Le rôle des signatures sur les billets de banque suscite également des interrogations. Officiellement, il n’y aurait aucun avantage financier à voir sa signature apposée sur la monnaie nationale, si ce n’est une ‘‘certaine reconnaissance symbolique’’. Cependant, un expert financier estime qu’une prime, bien que non officielle, pourrait être perçue. Cela reste difficile à confirmer dans un contexte où la gestion de la BCRG manque de transparence.
Un silence troublant des autorités
Depuis que le général Mamadi Doumbouya, chef de l’État, a été informé du scandale des billets en septembre dernier lors de sa participation au Forum sur la coopération sino-africaine en Chine, peu de mesures concrètes ont été prises. Si Karamoko Kaba, pourtant réputé proche de lui, a été convoqué à plusieurs reprises à la gendarmerie, l’affaire semble aujourd’hui mise en veille.
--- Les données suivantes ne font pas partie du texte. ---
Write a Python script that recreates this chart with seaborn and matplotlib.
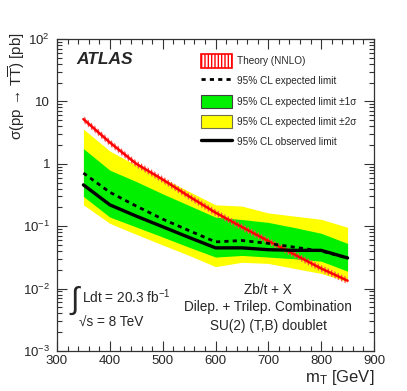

Quelle gouvernance pour la BCRG ?
Ces scandales successifs soulèvent des questions sur la gouvernance et la transparence à la Banque Centrale. Entre deals opaques, réimpression de billets sans communication et gestion douteuse des ressources en or, l’institution semble plongée dans une crise de crédibilité. Les autorités guinéennes peuvent-elles encore se permettre de maintenir un statu quo ? Il est impératif d’ouvrir une enquête indépendante et d’instaurer des réformes pour restaurer la confiance dans une institution clé pour l’économie nationale.
Ce feuilleton, s’il reste sans réponse, pourrait éroder davantage l’image de la Banque Centrale et, par ricochet, celle des autorités en charge de sa supervision.